Exhibit 99.1
To:Directors and Executive Officers of Wind River Systems, Inc.
From:Michael Coleman
Date:July 10, 2009
Re: Updated Notice Regarding Restrictions on Trading Wind River Systems, Inc. Securities
We advised you by notice dated June 24, 2009, of a trading restriction that may need to be imposed pursuant to the requirements of Section 306(a) of the Sarbanes-Oxley Act of 2002 and Regulation BTR because of a blackout period (the “Tender Offer Blackout Period”) under the Wind River Systems, Inc. 401(k) Plan (the “401(k) Plan”). In that notice, we indicated that whether Regulation BTR would require Wind River Systems, Inc. (the “Company”) to impose trading restrictions on directors and executive officers during the Tender Offer Blackout Period would depend on whether 50% or more of the 401(k) Plan participants who hold shares of the Company’s common stock under the 401(k) Plan elected to tender those shares in the tender offer commenced by Intel Corporation on June 11, 2009 (the “Tender Offer”) in accordance with the terms and conditions of the Agreement and Plan of Merger by and among the Company, APC II Acquisition Corporation and Intel Corporation (“Intel”) (the “Merger Agreement”).

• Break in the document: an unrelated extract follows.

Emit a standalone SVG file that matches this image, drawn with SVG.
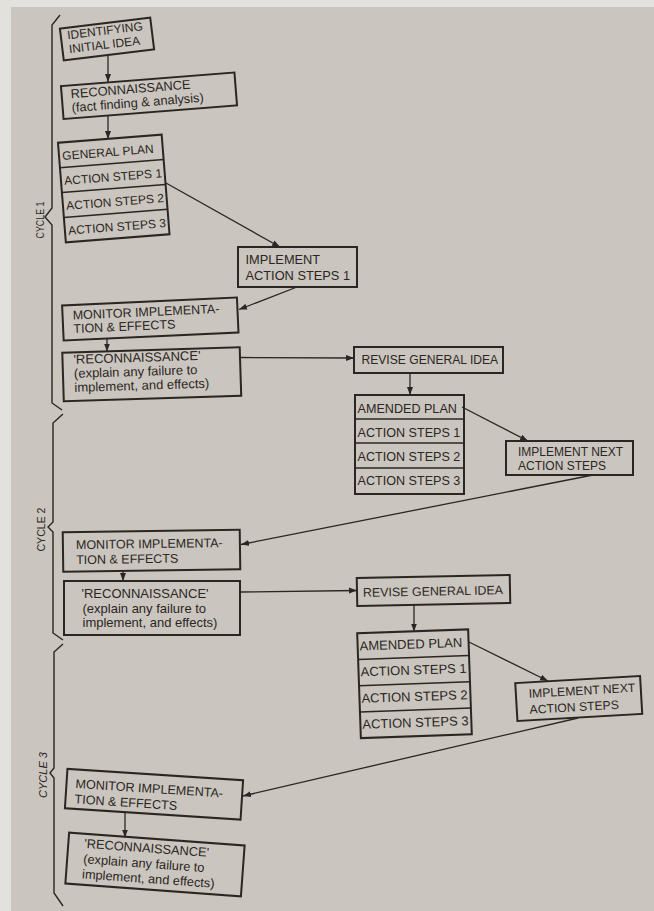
<svg xmlns="http://www.w3.org/2000/svg" width="654" height="911" viewBox="0 0 654 911">
<style>
.bx{fill:none;stroke:#2a2623;stroke-width:2}
.dv{stroke:#2a2623;stroke-width:1.5}
.t{font-family:"Liberation Sans",Arial,sans-serif;fill:#2a2623}
.c{fill:none;stroke:#2a2623;stroke-width:1.3}
.br{fill:none;stroke:#2a2623;stroke-width:1.4;stroke-linejoin:miter}
.lb{font-family:"Liberation Sans",Arial,sans-serif;fill:#2a2623;font-size:11px}
</style>
<defs>
<marker id="ah" markerUnits="userSpaceOnUse" markerWidth="9" markerHeight="7" refX="8" refY="3.5" orient="auto">
<path d="M0,0.5 L8,3.5 L0,6.5 z" fill="#2a2623"/>
</marker>
</defs>
<rect x="0" y="0" width="654" height="911" fill="#e3e1dd"/>
<rect x="11" y="7" width="643" height="904" fill="#cac5be"/>

<g id="braces">
<path class="br" d="M60,15 L52,25 L52,208 L45,217 L52,225 L52,403 L62,410"/>
<path class="br" d="M63,414 L53,423 L53,522 L48,527 L53,532 L53,633 L63,640"/>
<path class="br" d="M63,644 L54,652 L54,768 L50,773 L54,778 L54,893 L63,906"/>
<text class="lb" transform="translate(43.5,220) rotate(-90)" text-anchor="middle" textLength="37" lengthAdjust="spacingAndGlyphs">CYCLE 1</text>
<text class="lb" transform="translate(45,529.5) rotate(-90)" text-anchor="middle" textLength="44" lengthAdjust="spacingAndGlyphs">CYCLE 2</text>
<text class="lb" transform="translate(47,775) rotate(-90)" text-anchor="middle" font-style="italic" textLength="46" lengthAdjust="spacingAndGlyphs">CYCLE 3</text>
</g>

<g id="connectors">
<line class="c" x1="108" y1="56" x2="108" y2="82" marker-end="url(#ah)"/>
<line class="c" x1="108" y1="115" x2="108" y2="139" marker-end="url(#ah)"/>
<line class="c" x1="166" y1="183" x2="280" y2="247" marker-end="url(#ah)"/>
<line class="c" x1="297" y1="287" x2="239" y2="309.5" marker-end="url(#ah)"/>
<line class="c" x1="107" y1="338.5" x2="107" y2="351.5" marker-end="url(#ah)"/>
<line class="c" x1="240.5" y1="357.5" x2="354" y2="358" marker-end="url(#ah)"/>
<line class="c" x1="410" y1="373" x2="410" y2="395" marker-end="url(#ah)"/>
<line class="c" x1="462" y1="407" x2="528" y2="441" marker-end="url(#ah)"/>
<line class="c" x1="593" y1="475" x2="241" y2="544.5" marker-end="url(#ah)"/>
<line class="c" x1="123" y1="570.5" x2="123" y2="581" marker-end="url(#ah)"/>
<line class="c" x1="240" y1="592" x2="357" y2="590.5" marker-end="url(#ah)"/>
<line class="c" x1="414" y1="605" x2="414" y2="631.5" marker-end="url(#ah)"/>
<line class="c" x1="469" y1="642" x2="548" y2="681" marker-end="url(#ah)"/>
<line class="c" x1="578" y1="718" x2="243" y2="796" marker-end="url(#ah)"/>
<line class="c" x1="125" y1="812" x2="125" y2="837.5" marker-end="url(#ah)"/>
</g>

<g id="identifying" transform="rotate(-7 107 39)">
<rect class="bx" x="61.5" y="23" width="91" height="32"/>
<text class="t" font-size="12" x="68" y="34.5">IDENTIFYING</text>
<text class="t" font-size="12" x="68" y="48.5">INITIAL IDEA</text>
</g>

<g id="reconnaissance1" transform="rotate(-4.5 149 95.75)">
<rect class="bx" x="62" y="79.25" width="174" height="33"/>
<text class="t" font-size="12.8" x="71" y="92">RECONNAISSANCE</text>
<text class="t" font-size="12.8" x="71" y="106">(fact finding &amp; analysis)</text>
</g>

<g id="general-plan" transform="rotate(-4.5 113.75 188.5)">
<rect class="bx" x="61.75" y="138.5" width="104" height="100"/>
<line class="dv" x1="61.75" y1="163.5" x2="165.75" y2="163.5"/>
<line class="dv" x1="61.75" y1="188.5" x2="165.75" y2="188.5"/>
<line class="dv" x1="61.75" y1="213.5" x2="165.75" y2="213.5"/>
<text class="t" font-size="12" x="65" y="156">GENERAL PLAN</text>
<text class="t" font-size="12" x="65" y="181">ACTION STEPS 1</text>
<text class="t" font-size="12" x="65" y="206">ACTION STEPS 2</text>
<text class="t" font-size="12" x="65" y="231">ACTION STEPS 3</text>
</g>

<g id="implement1">
<rect class="bx" x="238" y="247" width="119" height="40"/>
<text class="t" font-size="12.8" x="245.5" y="264">IMPLEMENT</text>
<text class="t" font-size="12.8" x="245.5" y="279.5">ACTION STEPS 1</text>
</g>

<g id="monitor1" transform="rotate(-2.6 150.3 319)">
<rect class="bx" x="62.8" y="301.5" width="175" height="35"/>
<text class="t" font-size="12.5" x="73" y="316">MONITOR IMPLEMENTA-</text>
<text class="t" font-size="12.5" x="73" y="329.5">TION &amp; EFFECTS</text>
</g>

<g id="reconnaissance-c1" transform="rotate(-1.8 151.75 374.25)">
<rect class="bx" x="63" y="350" width="177.5" height="48.5"/>
<text class="t" font-size="13" x="74" y="361.5">'RECONNAISSANCE'</text>
<text class="t" font-size="13" x="74" y="375.5">(explain any failure to</text>
<text class="t" font-size="13" x="74" y="389.5">implement, and effects)</text>
</g>

<g id="revise1">
<rect class="bx" x="354" y="347" width="149" height="26"/>
<text class="t" font-size="12.1" x="361.5" y="364">REVISE GENERAL IDEA</text>
</g>

<g id="amended1">
<rect class="bx" x="355" y="395" width="109" height="99"/>
<line class="dv" x1="355" y1="419" x2="464" y2="419"/>
<line class="dv" x1="355" y1="443" x2="464" y2="443"/>
<line class="dv" x1="355" y1="468" x2="464" y2="468"/>
<text class="t" font-size="12.6" x="357.5" y="413">AMENDED PLAN</text>
<text class="t" font-size="12.6" x="357.5" y="437">ACTION STEPS 1</text>
<text class="t" font-size="12.6" x="357.5" y="461">ACTION STEPS 2</text>
<text class="t" font-size="12.6" x="357.5" y="485">ACTION STEPS 3</text>
</g>

<g id="implement-next1">
<rect class="bx" x="506" y="441" width="127" height="34"/>
<text class="t" font-size="12" x="518" y="456">IMPLEMENT NEXT</text>
<text class="t" font-size="12" x="518" y="470">ACTION STEPS</text>
</g>

<g id="monitor2" transform="rotate(-0.8 151.5 550.75)">
<rect class="bx" x="63" y="531" width="177" height="39.5"/>
<text class="t" font-size="12.5" x="76" y="548">MONITOR IMPLEMENTA-</text>
<text class="t" font-size="12.5" x="76" y="563">TION &amp; EFFECTS</text>
</g>

<g id="reconnaissance-c2">
<rect class="bx" x="64" y="581" width="176" height="54"/>
<text class="t" font-size="13" x="81.5" y="598">'RECONNAISSANCE'</text>
<text class="t" font-size="13" x="82.5" y="612.5">(explain any failure to</text>
<text class="t" font-size="13" x="82.5" y="626.5">implement, and effects)</text>
</g>

<g id="revise2" transform="rotate(-1.1 433.5 590.5)">
<rect class="bx" x="357" y="576.5" width="153" height="28"/>
<text class="t" font-size="12.4" x="363" y="595.5">REVISE GENERAL IDEA</text>
</g>

<g id="amended2" transform="rotate(-2 414.5 683.75)">
<rect class="bx" x="359" y="631.25" width="111" height="105"/>
<line class="dv" x1="359" y1="657.5" x2="470" y2="657.5"/>
<line class="dv" x1="359" y1="683.75" x2="470" y2="683.75"/>
<line class="dv" x1="359" y1="710" x2="470" y2="710"/>
<text class="t" font-size="13" x="361" y="648.5">AMENDED PLAN</text>
<text class="t" font-size="13" x="361" y="674.5">ACTION STEPS 1</text>
<text class="t" font-size="13" x="361" y="701">ACTION STEPS 2</text>
<text class="t" font-size="13" x="361" y="727">ACTION STEPS 3</text>
</g>

<g id="implement-next2" transform="rotate(-3.3 578.75 698.5)">
<rect class="bx" x="516.25" y="679.5" width="125" height="38"/>
<text class="t" font-size="12.2" x="529" y="695">IMPLEMENT NEXT</text>
<text class="t" font-size="12.2" x="529" y="711">ACTION STEPS</text>
</g>

<g id="monitor3" transform="rotate(3.7 154 794.25)">
<rect class="bx" x="66" y="774.5" width="176" height="39.5"/>
<text class="t" font-size="12.6" x="75" y="793">MONITOR IMPLEMENTA-</text>
<text class="t" font-size="12.6" x="75" y="808.5">TION &amp; EFFECTS</text>
</g>

<g id="reconnaissance-c3" transform="rotate(4.2 155 864.5)">
<rect class="bx" x="67" y="839" width="176" height="51"/>
<text class="t" font-size="12.8" x="83" y="853">'RECONNAISSANCE'</text>
<text class="t" font-size="12.8" x="83" y="868.5">(explain any failure to</text>
<text class="t" font-size="12.8" x="83" y="883.5">implement, and effects)</text>
</g>
</svg>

We have determined that less than 50% of the 401(k) Plan participants who hold shares of Company common stock under the 401(k) Plan have elected to participate in the Tender Offer. As a result, the Regulation BTR blackout period and trading restrictions described in the June 24, 2009, notice that was scheduled to commence on July 6, 2009, at 4:00 p.m., New York City timewill not be implemented pursuant to that notice.
However, please note that the restrictions on trading activity under the Company’s insider trading policy will continue to apply.
Questions
If you have any questions regarding this updated notice, please feel free to contact me.
Important Legal Information
No statement in this document is an offer to purchase or a solicitation of an offer to sell securities. The solicitation and the offer to buy shares of Wind River common stock are made only pursuant to the tender offer statement on Schedule TO that Intel Corporation and APC II Acquisition Corporation, a wholly-owned subsidiary of Intel Corporation, filed with the Securities and Exchange Commission (the “SEC”) on June 11, 2009, as amended to date. Wind River also filed a solicitation/recommendation statement on Schedule 14D-9 with respect to the tender offer on June 11, 2009, as amended to date. The tender offer statement (including an offer to purchase, a related letter of transmittal and other offer documents) and the solicitation/recommendation statement contain important information that should be read carefully before any decision is made with respect to the tender offer. Such materials have been made available to Wind River’s stockholders at no expense to them. In addition, such materials (and all other offer documents filed with the SEC) are available at no charge on the SEC’s Web site: www.sec.gov.